What to do: Report every line in the listing below where the string "this" shows up.

Part of a data file:
____

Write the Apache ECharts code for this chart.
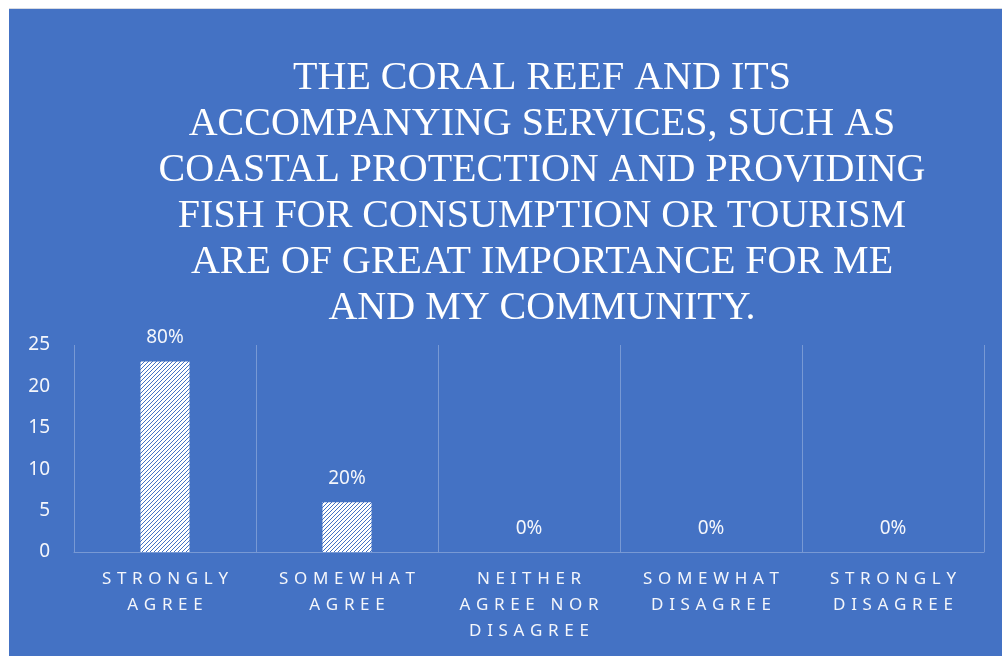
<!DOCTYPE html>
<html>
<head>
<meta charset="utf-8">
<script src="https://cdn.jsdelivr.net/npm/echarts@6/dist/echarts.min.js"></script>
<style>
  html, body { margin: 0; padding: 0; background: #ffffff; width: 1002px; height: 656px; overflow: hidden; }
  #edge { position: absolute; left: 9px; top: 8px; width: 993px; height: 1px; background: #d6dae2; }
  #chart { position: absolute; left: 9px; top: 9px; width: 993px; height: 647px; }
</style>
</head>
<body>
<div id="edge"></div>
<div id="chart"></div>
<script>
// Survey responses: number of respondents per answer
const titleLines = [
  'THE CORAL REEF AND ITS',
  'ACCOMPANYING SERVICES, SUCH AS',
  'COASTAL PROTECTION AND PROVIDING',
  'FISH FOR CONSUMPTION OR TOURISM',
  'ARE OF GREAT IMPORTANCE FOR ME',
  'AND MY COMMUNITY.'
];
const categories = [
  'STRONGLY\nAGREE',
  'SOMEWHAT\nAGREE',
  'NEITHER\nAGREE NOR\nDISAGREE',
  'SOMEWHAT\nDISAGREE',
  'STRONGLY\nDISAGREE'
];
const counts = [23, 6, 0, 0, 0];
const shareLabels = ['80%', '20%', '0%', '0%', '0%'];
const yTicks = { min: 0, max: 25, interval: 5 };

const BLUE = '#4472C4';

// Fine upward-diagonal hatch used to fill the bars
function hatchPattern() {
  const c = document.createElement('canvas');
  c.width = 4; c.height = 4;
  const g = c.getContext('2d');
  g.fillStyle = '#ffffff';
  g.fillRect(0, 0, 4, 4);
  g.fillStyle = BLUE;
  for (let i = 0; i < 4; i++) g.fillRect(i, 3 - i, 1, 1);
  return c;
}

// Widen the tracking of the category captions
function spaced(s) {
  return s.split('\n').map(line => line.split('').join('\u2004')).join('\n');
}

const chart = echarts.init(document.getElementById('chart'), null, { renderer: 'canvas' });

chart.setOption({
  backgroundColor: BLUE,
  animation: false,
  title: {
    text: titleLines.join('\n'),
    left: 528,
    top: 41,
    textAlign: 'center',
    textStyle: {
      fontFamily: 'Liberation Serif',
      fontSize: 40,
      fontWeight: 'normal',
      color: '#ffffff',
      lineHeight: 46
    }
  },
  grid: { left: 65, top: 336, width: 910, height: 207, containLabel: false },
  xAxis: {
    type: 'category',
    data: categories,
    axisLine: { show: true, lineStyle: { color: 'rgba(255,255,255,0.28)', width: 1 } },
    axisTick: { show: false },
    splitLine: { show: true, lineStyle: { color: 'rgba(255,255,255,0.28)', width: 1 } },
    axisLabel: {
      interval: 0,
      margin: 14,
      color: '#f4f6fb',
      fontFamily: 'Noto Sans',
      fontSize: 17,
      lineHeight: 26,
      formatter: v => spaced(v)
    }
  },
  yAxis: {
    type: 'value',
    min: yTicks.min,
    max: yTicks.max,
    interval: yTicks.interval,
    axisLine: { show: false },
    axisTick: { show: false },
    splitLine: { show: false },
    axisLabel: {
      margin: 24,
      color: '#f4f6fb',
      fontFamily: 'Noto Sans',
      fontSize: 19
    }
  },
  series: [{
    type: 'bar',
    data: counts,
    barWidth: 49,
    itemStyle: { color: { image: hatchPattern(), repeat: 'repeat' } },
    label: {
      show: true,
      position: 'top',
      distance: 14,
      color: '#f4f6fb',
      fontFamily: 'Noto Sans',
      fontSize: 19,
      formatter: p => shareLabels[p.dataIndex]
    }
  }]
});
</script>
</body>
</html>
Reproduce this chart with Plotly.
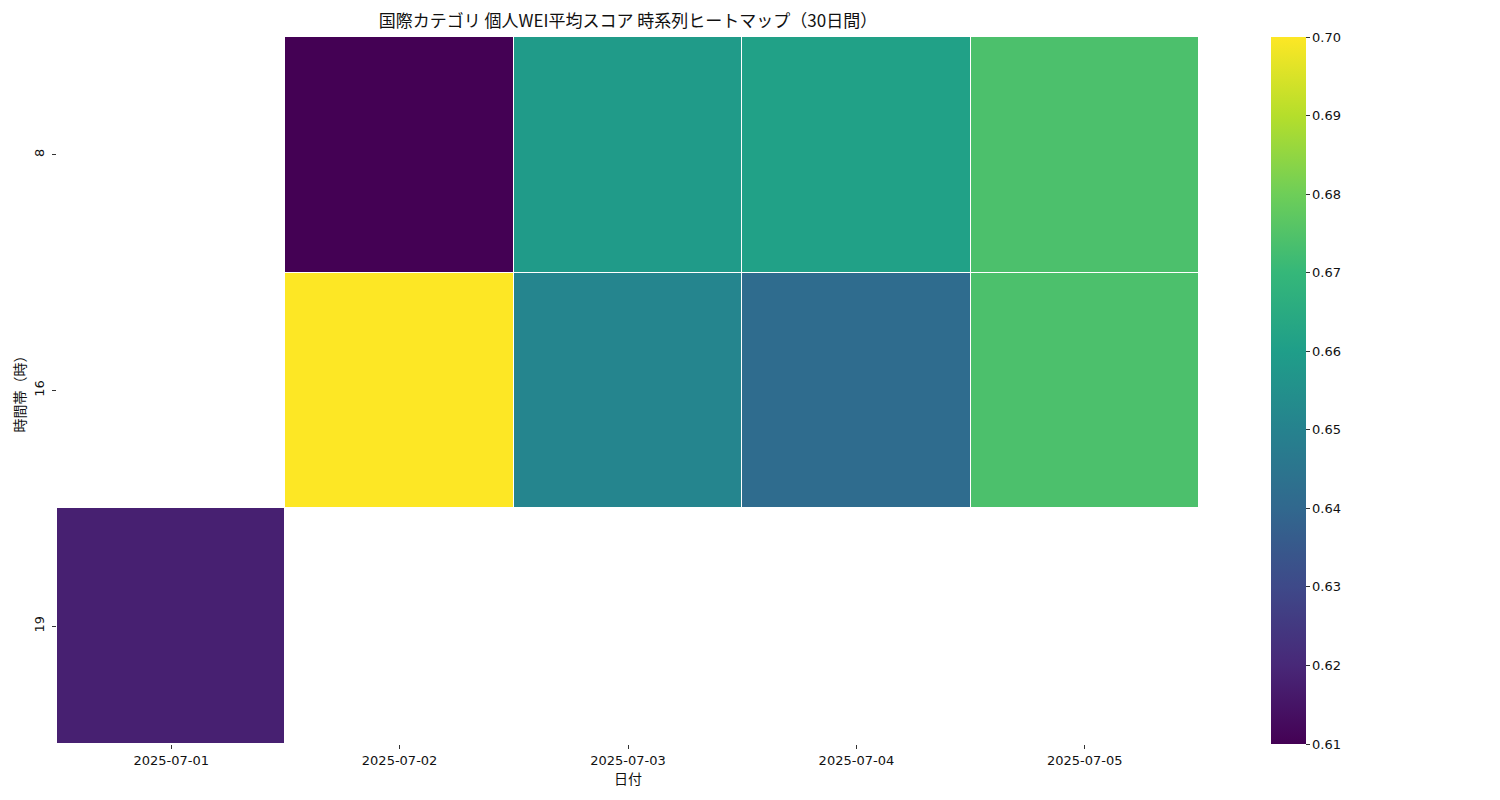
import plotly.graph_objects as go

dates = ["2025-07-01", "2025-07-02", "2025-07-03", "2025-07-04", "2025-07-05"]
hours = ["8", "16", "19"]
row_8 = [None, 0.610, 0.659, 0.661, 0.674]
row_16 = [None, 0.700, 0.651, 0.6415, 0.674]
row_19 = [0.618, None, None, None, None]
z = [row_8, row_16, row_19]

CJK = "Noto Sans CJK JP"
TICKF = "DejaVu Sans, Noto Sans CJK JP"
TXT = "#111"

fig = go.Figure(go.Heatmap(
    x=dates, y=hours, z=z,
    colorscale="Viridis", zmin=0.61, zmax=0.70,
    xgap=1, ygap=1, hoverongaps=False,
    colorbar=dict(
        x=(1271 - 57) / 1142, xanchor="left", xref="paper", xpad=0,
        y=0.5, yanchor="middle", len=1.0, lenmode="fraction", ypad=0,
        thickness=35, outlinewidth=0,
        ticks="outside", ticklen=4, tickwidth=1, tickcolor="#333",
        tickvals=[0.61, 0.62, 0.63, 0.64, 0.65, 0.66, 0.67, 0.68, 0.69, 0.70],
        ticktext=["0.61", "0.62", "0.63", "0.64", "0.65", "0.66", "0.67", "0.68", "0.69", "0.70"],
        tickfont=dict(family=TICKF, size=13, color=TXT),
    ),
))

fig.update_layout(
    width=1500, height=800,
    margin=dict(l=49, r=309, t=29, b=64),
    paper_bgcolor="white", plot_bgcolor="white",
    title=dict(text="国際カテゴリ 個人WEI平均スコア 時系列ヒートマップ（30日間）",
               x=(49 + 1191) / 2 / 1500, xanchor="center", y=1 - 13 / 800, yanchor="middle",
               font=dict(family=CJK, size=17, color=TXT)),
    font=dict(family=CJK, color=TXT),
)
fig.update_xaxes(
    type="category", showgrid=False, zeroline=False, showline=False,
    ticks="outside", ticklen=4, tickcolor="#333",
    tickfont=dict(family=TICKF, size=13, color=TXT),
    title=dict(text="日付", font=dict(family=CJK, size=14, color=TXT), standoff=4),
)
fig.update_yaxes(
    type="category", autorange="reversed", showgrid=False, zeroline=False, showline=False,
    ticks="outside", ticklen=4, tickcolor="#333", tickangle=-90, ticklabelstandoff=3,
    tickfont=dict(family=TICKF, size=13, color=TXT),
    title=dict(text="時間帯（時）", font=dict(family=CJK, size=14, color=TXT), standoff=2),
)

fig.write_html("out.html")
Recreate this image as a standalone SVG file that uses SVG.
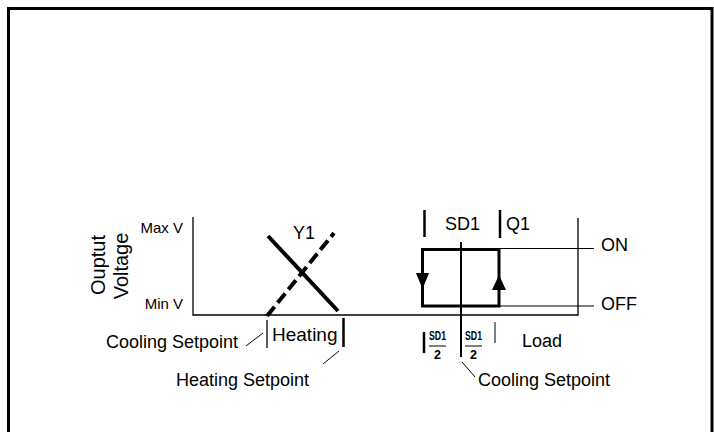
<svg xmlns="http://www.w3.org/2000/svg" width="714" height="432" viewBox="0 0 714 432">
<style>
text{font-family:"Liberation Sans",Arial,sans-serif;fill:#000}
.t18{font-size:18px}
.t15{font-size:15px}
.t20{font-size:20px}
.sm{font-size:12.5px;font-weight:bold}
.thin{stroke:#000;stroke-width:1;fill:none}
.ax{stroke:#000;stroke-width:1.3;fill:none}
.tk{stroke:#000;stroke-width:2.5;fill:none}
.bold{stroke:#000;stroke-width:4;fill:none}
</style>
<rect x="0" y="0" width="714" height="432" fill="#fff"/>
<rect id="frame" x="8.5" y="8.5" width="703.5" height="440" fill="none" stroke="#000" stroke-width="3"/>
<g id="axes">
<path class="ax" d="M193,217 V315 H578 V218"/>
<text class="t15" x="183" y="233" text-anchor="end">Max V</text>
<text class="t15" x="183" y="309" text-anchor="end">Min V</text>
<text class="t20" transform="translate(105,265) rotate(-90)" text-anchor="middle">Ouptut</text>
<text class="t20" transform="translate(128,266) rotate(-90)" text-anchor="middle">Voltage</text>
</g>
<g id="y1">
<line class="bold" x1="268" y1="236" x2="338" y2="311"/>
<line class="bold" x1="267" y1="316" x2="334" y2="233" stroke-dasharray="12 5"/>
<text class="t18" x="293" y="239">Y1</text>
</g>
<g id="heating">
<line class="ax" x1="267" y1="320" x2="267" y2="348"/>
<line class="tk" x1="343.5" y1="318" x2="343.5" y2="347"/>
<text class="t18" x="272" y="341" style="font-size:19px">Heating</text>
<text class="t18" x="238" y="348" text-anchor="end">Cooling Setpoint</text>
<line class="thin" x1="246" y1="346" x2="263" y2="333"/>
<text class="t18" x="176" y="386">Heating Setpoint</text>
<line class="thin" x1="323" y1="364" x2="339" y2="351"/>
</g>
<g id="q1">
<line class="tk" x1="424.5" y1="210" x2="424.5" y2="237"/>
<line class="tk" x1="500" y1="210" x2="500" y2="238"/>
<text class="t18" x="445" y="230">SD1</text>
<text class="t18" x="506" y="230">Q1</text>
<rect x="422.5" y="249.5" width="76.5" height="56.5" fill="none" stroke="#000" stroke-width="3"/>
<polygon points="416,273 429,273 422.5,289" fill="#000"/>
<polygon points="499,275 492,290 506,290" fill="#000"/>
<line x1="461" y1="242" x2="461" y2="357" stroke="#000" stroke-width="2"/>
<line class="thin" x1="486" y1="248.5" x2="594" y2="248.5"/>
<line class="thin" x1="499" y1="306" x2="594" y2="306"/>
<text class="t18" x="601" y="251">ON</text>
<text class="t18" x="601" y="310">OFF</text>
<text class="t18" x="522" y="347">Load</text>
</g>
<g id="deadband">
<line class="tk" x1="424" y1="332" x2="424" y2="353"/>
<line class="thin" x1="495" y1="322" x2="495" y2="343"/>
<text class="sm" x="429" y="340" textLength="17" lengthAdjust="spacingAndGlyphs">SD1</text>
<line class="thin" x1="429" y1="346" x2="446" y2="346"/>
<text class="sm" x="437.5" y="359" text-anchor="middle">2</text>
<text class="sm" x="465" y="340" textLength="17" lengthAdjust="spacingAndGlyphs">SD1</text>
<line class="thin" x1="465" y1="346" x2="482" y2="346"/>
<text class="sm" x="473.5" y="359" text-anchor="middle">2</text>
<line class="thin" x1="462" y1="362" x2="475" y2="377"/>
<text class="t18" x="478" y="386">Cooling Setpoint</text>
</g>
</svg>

____

Answer to the exercise:
Write the Apache ECharts code for this chart.
Reproduce this chart with Plotly.
Recreate this image as a standalone SVG file that uses SVG.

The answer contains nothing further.